Copy each line of the records that contains the word "this".

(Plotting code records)

━━━━

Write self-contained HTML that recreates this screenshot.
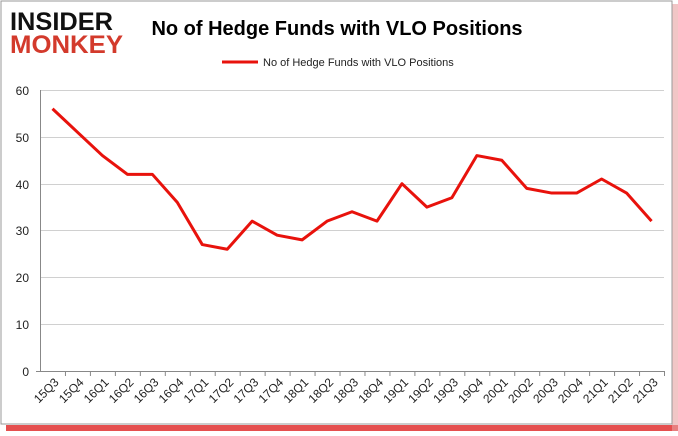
<!DOCTYPE html>
<html><head><meta charset="utf-8"><style>
body{margin:0;background:#fff;}
</style></head><body>
<svg width="678" height="431" xmlns="http://www.w3.org/2000/svg" font-family="Liberation Sans, Arial, sans-serif">
<rect x="0" y="0" width="678" height="431" fill="#fff"/>
<rect x="6" y="425" width="672" height="6" fill="#e03030" opacity="0.85"/>
<rect x="672" y="4" width="6" height="427" fill="#e8a0a0" opacity="0.6"/>
<rect x="1" y="1" width="671" height="423" fill="#fff" stroke="#999" stroke-width="1"/>
<text x="10" y="30" font-size="25" font-weight="900" fill="#111" textLength="103" lengthAdjust="spacingAndGlyphs">INSIDER</text>
<text x="10" y="53" font-size="25" font-weight="900" fill="#d33a2c" textLength="113" lengthAdjust="spacingAndGlyphs">MONKEY</text>
<text x="337" y="35" font-size="20" font-weight="bold" text-anchor="middle" fill="#000">No of Hedge Funds with VLO Positions</text>
<line x1="222" y1="62" x2="258" y2="62" stroke="#e8120c" stroke-width="3"/>
<text x="263" y="66" font-size="11" fill="#222">No of Hedge Funds with VLO Positions</text>
<g stroke="#d0d0d0" stroke-width="1">
<line x1="40" y1="90.5" x2="664" y2="90.5"/>
<line x1="40" y1="137.5" x2="664" y2="137.5"/>
<line x1="40" y1="184.5" x2="664" y2="184.5"/>
<line x1="40" y1="230.5" x2="664" y2="230.5"/>
<line x1="40" y1="277.5" x2="664" y2="277.5"/>
<line x1="40" y1="324.5" x2="664" y2="324.5"/>
</g>
<line x1="40.5" y1="90" x2="40.5" y2="371" stroke="#888"/>
<line x1="36" y1="371.5" x2="664" y2="371.5" stroke="#888"/>
<g font-size="12" fill="#222" text-anchor="end">
<text x="29" y="95">60</text><text x="29" y="142">50</text><text x="29" y="189">40</text>
<text x="29" y="235">30</text><text x="29" y="282">20</text><text x="29" y="329">10</text><text x="29" y="376">0</text>
</g>
<g id="t" stroke="#888"></g>
<polyline id="p" fill="none" stroke="#e8120c" stroke-width="3" stroke-linejoin="round"/>
<g id="xl" font-size="12" fill="#222" text-anchor="end"></g>
<script>
var v=[56,51,46,42,42,36,27,26,32,29,28,32,34,32,40,35,37,46,45,39,38,38,41,38,32];
var l=["15Q3","15Q4","16Q1","16Q2","16Q3","16Q4","17Q1","17Q2","17Q3","17Q4","18Q1","18Q2","18Q3","18Q4","19Q1","19Q2","19Q3","19Q4","20Q1","20Q2","20Q3","20Q4","21Q1","21Q2","21Q3"];
var ns="http://www.w3.org/2000/svg",w=24.96,pts=[],t=document.getElementById("t"),xl=document.getElementById("xl");
for(var i=0;i<25;i++){var x=52.5+w*i,y=371-v[i]*4.683;pts.push(x+","+y);
var tk=document.createElementNS(ns,"line");var tx=40.5+w*(i+1);tk.setAttribute("x1",tx);tk.setAttribute("x2",tx);tk.setAttribute("y1",371);tk.setAttribute("y2",376);t.appendChild(tk);
var tt=document.createElementNS(ns,"text");tt.setAttribute("transform","translate("+(x+7)+",383) rotate(-45)");tt.textContent=l[i];xl.appendChild(tt);}
document.getElementById("p").setAttribute("points",pts.join(" "));
</script>
</svg>
</body></html>
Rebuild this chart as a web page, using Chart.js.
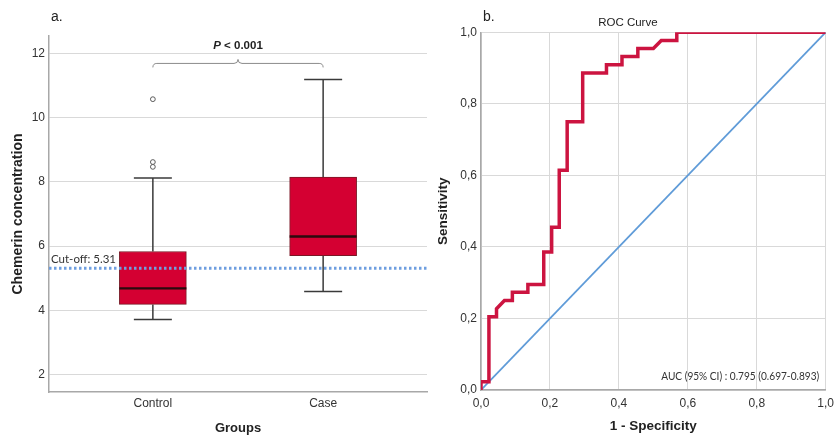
<!DOCTYPE html>
<html>
<head>
<meta charset="utf-8">
<script src="https://cdn.jsdelivr.net/npm/chart.js@4.4.1/dist/chart.umd.min.js"></script>
<style>
  html, body { margin: 0; padding: 0; background: #fff; }
  #wrap { position: relative; width: 834px; height: 435px; overflow: hidden; }
  #boxWrap { position: absolute; left: 0; top: 0; width: 430px; height: 435px; }
  #rocWrap { position: absolute; left: 430px; top: 0; width: 404px; height: 435px; }
</style>
</head>
<body>
<div id="wrap">
  <div id="boxWrap"><canvas id="boxChart" width="430" height="435"></canvas></div>
  <div id="rocWrap"><canvas id="rocChart" width="404" height="435"></canvas></div>
</div>
<script>
// ---- Panel a: chemerin concentration by group (box plot) ----
const GROUPS = ['Control', 'Case'];
const GROUP_POS = [1, 2];
const WHISKER_LOW = [3.71, 4.58];
const Q1 = [4.18, 5.70];
const MEDIAN = [4.68, 6.30];
const Q3 = [5.83, 8.15];
const WHISKER_HIGH = [8.12, 11.19];
const OUTLIER_X = [1, 1, 1];
const OUTLIER_Y = [10.58, 8.62, 8.47];
const CUTOFF = 5.31;
const CONC_TICKS = [2, 4, 6, 8, 10, 12];
const CONC_MIN = 1.45, CONC_MAX = 12.55;
const GROUP_MIN = 0.39, GROUP_MAX = 2.61;
const BRACE_LEVEL = 11.57;
const P_TEXT = '< 0.001';

// ---- Panel b: ROC curve ----
const ROC_FPR = [0, 0, 0.023, 0.023, 0.045, 0.045, 0.068, 0.091, 0.091, 0.136, 0.136, 0.182, 0.182, 0.205, 0.205, 0.227, 0.227, 0.25, 0.25, 0.295, 0.295, 0.364, 0.364, 0.409, 0.409, 0.455, 0.455, 0.5, 0.523, 0.568, 0.568, 1];
const ROC_TPR = [0, 0.023, 0.023, 0.205, 0.205, 0.227, 0.25, 0.25, 0.273, 0.273, 0.295, 0.295, 0.386, 0.386, 0.455, 0.455, 0.614, 0.614, 0.75, 0.75, 0.886, 0.886, 0.909, 0.909, 0.932, 0.932, 0.955, 0.955, 0.977, 0.977, 1, 1];
const REF_LINE = [0, 1];
const ROC_TICKS = [0, 0.2, 0.4, 0.6, 0.8, 1];
const ROC_TICK_LABELS = ['0,0', '0,2', '0,4', '0,6', '0,8', '1,0'];
const AUC_TEXT = 'AUC (95% CI) : 0.795 (0.697-0.893)';

const SANS = '"Liberation Sans", Arial, sans-serif';
const CALI = 'Lato, "Open Sans", sans-serif';
Chart.defaults.font.family = SANS;
Chart.defaults.color = '#333';

const BOX_RED = '#d40032';
const ROC_RED = '#cc1440';
const CUT_BLUE = '#6f9fe0';
const DIAG_BLUE = '#5f9bd8';

// whisker segments (box edge to whisker end), separated by gaps
const whiskerData = [];
GROUP_POS.forEach((g, i) => {
  whiskerData.push({x: g, y: Q1[i]}, {x: g, y: WHISKER_LOW[i]}, {x: g, y: null});
  whiskerData.push({x: g, y: Q3[i]}, {x: g, y: WHISKER_HIGH[i]}, {x: g, y: null});
});

// keep the plot area fixed: no extra room reserved for edge tick labels
const noEdgePadding = s => { s.paddingLeft = 0; s.paddingRight = 0; };

const boxAnnotations = {
  id: 'boxAnnotations',
  afterDatasetsDraw(chart) {
    const {ctx, chartArea: area, scales: {x, y}} = chart;
    ctx.save();
    ctx.textBaseline = 'middle';
    ctx.textAlign = 'left';
    ctx.fillStyle = '#222';
    ctx.font = '14px ' + SANS;
    ctx.fillText('a.', area.left + 2, 17);

    ctx.fillStyle = '#333';
    ctx.font = '11.5px ' + CALI;
    ctx.fillText('Cut-off: ' + CUTOFF.toFixed(2), area.left + 2, y.getPixelForValue(CUTOFF) - 9);

    // curly brace joining the two groups
    const xa = x.getPixelForValue(GROUP_POS[0]);
    const xb = x.getPixelForValue(GROUP_POS[1]);
    const yb = y.getPixelForValue(BRACE_LEVEL);
    const xm = (xa + xb) / 2, h = 4, r = 4;
    ctx.beginPath();
    ctx.moveTo(xa, yb);
    ctx.quadraticCurveTo(xa, yb - h, xa + r, yb - h);
    ctx.lineTo(xm - r, yb - h);
    ctx.quadraticCurveTo(xm, yb - h, xm, yb - 2 * h);
    ctx.quadraticCurveTo(xm, yb - h, xm + r, yb - h);
    ctx.lineTo(xb - r, yb - h);
    ctx.quadraticCurveTo(xb, yb - h, xb, yb);
    ctx.strokeStyle = '#8c8c8c';
    ctx.lineWidth = 1;
    ctx.stroke();

    // significance label
    const pFont = 'italic bold 11.5px ' + SANS;
    const restFont = 'bold 11.5px ' + SANS;
    ctx.font = pFont;
    const wP = ctx.measureText('P').width;
    ctx.font = restFont;
    const wRest = ctx.measureText(' ' + P_TEXT).width;
    const x0 = xm - (wP + wRest) / 2, ty = yb - 22;
    ctx.fillStyle = '#222';
    ctx.font = pFont;
    ctx.fillText('P', x0, ty);
    ctx.font = restFont;
    ctx.fillText(' ' + P_TEXT, x0 + wP, ty);
    ctx.restore();
  }
};

new Chart(document.getElementById('boxChart'), {
  type: 'bar',
  data: {
    datasets: [
      {
        type: 'line', order: 0,
        data: [{x: GROUP_MIN, y: CUTOFF}, {x: GROUP_MAX, y: CUTOFF}],
        borderColor: CUT_BLUE, borderWidth: 3, borderDash: [2.5, 2.5],
        pointRadius: 0, fill: false
      },
      {
        type: 'scatter', order: 1,
        data: OUTLIER_X.map((v, i) => ({x: v, y: OUTLIER_Y[i]})),
        pointStyle: 'circle', pointRadius: 2.4, pointBorderWidth: 1,
        pointBorderColor: '#5a5a5a', pointBackgroundColor: '#ffffff'
      },
      {
        type: 'scatter', order: 1,
        data: GROUP_POS.map((g, i) => ({x: g, y: MEDIAN[i]})),
        pointStyle: 'line', pointRadius: 33.5, pointBorderWidth: 2.4,
        pointBorderColor: '#2b0a0e'
      },
      {
        type: 'scatter', order: 2,
        data: GROUP_POS.flatMap((g, i) => [{x: g, y: WHISKER_LOW[i]}, {x: g, y: WHISKER_HIGH[i]}]),
        pointStyle: 'line', pointRadius: 19, pointBorderWidth: 1.5,
        pointBorderColor: '#3a3a3a'
      },
      {
        type: 'bar', order: 3,
        data: GROUP_POS.map((g, i) => ({x: g, y: [Q1[i], Q3[i]]})),
        backgroundColor: BOX_RED, borderColor: '#7a1826', borderWidth: 1,
        borderSkipped: false, barThickness: 67
      },
      {
        type: 'line', order: 4,
        data: whiskerData,
        borderColor: '#3a3a3a', borderWidth: 1.5, pointRadius: 0,
        spanGaps: false, fill: false
      }
    ]
  },
  options: {
    responsive: false, animation: false, devicePixelRatio: 1, events: [],
    layout: {autoPadding: false, padding: {top: 36, right: 3, bottom: 0, left: 0}},
    plugins: {legend: {display: false}, tooltip: {enabled: false}, title: {display: false}},
    scales: {
      x: {
        type: 'linear', min: GROUP_MIN, max: GROUP_MAX, offset: false,
        grid: {display: false, offset: false, drawTicks: false},
        border: {display: true, color: '#a8a8a8', width: 1.5},
        afterBuildTicks: s => { s.ticks = GROUP_POS.map(v => ({value: v})); },
        ticks: {
          padding: 4, maxRotation: 0, autoSkip: false,
          font: {size: 12}, color: '#333',
          callback: (v, i) => GROUPS[i]
        },
        title: {display: true, text: 'Groups', font: {size: 13, weight: 'bold', lineHeight: 1}, color: '#222', padding: {top: 0, bottom: 0.5}},
        afterFit: s => { s.height = 43; noEdgePadding(s); }
      },
      y: {
        type: 'linear', min: CONC_MIN, max: CONC_MAX,
        afterBuildTicks: s => { s.ticks = CONC_TICKS.map(v => ({value: v})); },
        grid: {color: '#d9d9d9', lineWidth: 1, drawTicks: false},
        border: {display: true, color: '#a8a8a8', width: 1.5},
        ticks: {padding: 4, font: {size: 12}, color: '#333'},
        title: {display: true, text: 'Chemerin concentration', font: {size: 14, weight: 'bold', lineHeight: 1.2}, color: '#222', padding: {top: 9.6, bottom: 0}},
        afterFit: s => { s.width = 49; }
      }
    }
  },
  plugins: [boxAnnotations]
});

const rocAnnotations = {
  id: 'rocAnnotations',
  afterDatasetsDraw(chart) {
    const {ctx, chartArea: area} = chart;
    ctx.save();
    ctx.textBaseline = 'middle';
    ctx.textAlign = 'left';
    ctx.fillStyle = '#222';
    ctx.font = '14px ' + SANS;
    ctx.fillText('b.', area.left + 2, 17);

    ctx.textAlign = 'center';
    ctx.font = '11.5px ' + SANS;
    ctx.fillText('ROC Curve', area.left + 0.426 * (area.right - area.left), 23);

    ctx.textAlign = 'right';
    ctx.fillStyle = '#333';
    ctx.font = '11px ' + CALI;
    ctx.fillText(AUC_TEXT, area.right - 6.5, area.bottom - 13.3, 158);
    ctx.restore();
  }
};

new Chart(document.getElementById('rocChart'), {
  type: 'line',
  data: {
    datasets: [
      {
        order: 0,
        data: ROC_FPR.map((v, i) => ({x: v, y: ROC_TPR[i]})),
        borderColor: ROC_RED, borderWidth: 3.5, pointRadius: 0,
        borderJoinStyle: 'miter', borderCapStyle: 'butt', fill: false, tension: 0
      },
      {
        order: 1,
        data: REF_LINE.map(v => ({x: v, y: v})),
        borderColor: DIAG_BLUE, borderWidth: 1.8, pointRadius: 0, fill: false
      }
    ]
  },
  options: {
    responsive: false, animation: false, devicePixelRatio: 1, events: [],
    layout: {autoPadding: false, padding: {top: 32.3, right: 8.3, bottom: 0, left: 0}},
    plugins: {legend: {display: false}, tooltip: {enabled: false}, title: {display: false}},
    scales: {
      x: {
        type: 'linear', min: 0, max: 1,
        afterBuildTicks: s => { s.ticks = ROC_TICKS.map(v => ({value: v})); },
        grid: {color: '#d9d9d9', lineWidth: 1, drawTicks: false},
        border: {display: true, color: '#a8a8a8', width: 1.5},
        ticks: {padding: 6, maxRotation: 0, autoSkip: false, font: {size: 12}, color: '#333', callback: (v, i) => ROC_TICK_LABELS[i]},
        title: {display: true, text: '1 - Specificity', font: {size: 13.5, weight: 'bold', lineHeight: 1.2}, color: '#222', padding: {top: 0, bottom: 0.9}},
        afterFit: s => { s.height = 45; noEdgePadding(s); }
      },
      y: {
        type: 'linear', min: 0, max: 1,
        afterBuildTicks: s => { s.ticks = ROC_TICKS.map(v => ({value: v})); },
        grid: {color: '#d9d9d9', lineWidth: 1, drawTicks: false},
        border: {display: true, color: '#a8a8a8', width: 1.5},
        ticks: {padding: 4, font: {size: 12}, color: '#333', callback: (v, i) => ROC_TICK_LABELS[i]},
        title: {display: true, text: 'Sensitivity', font: {size: 13.5, weight: 'bold', lineHeight: 1.2}, color: '#222', padding: {top: 4.9, bottom: 0}},
        afterFit: s => { s.width = 51; }
      }
    }
  },
  plugins: [rocAnnotations]
});
</script>
</body>
</html>
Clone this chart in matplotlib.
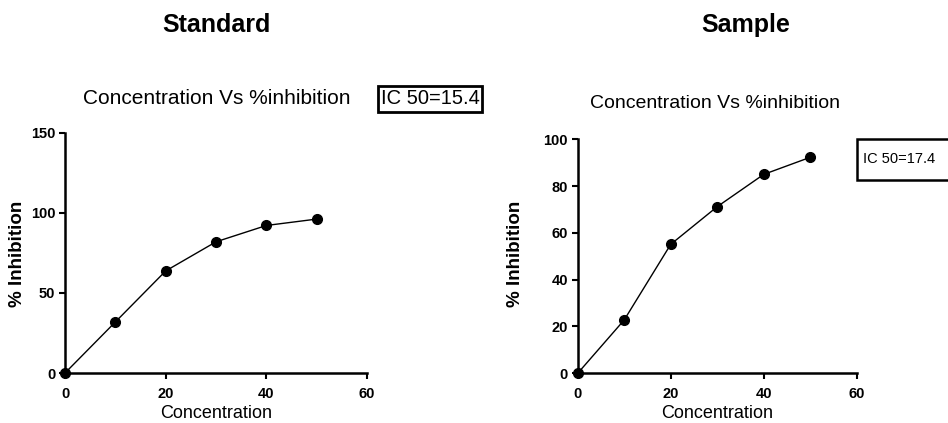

━━━━

The completed task =>
Write self-contained HTML that recreates this screenshot.
Rebuild this chart as a web page, using Chart.js.
Clone this chart in matplotlib.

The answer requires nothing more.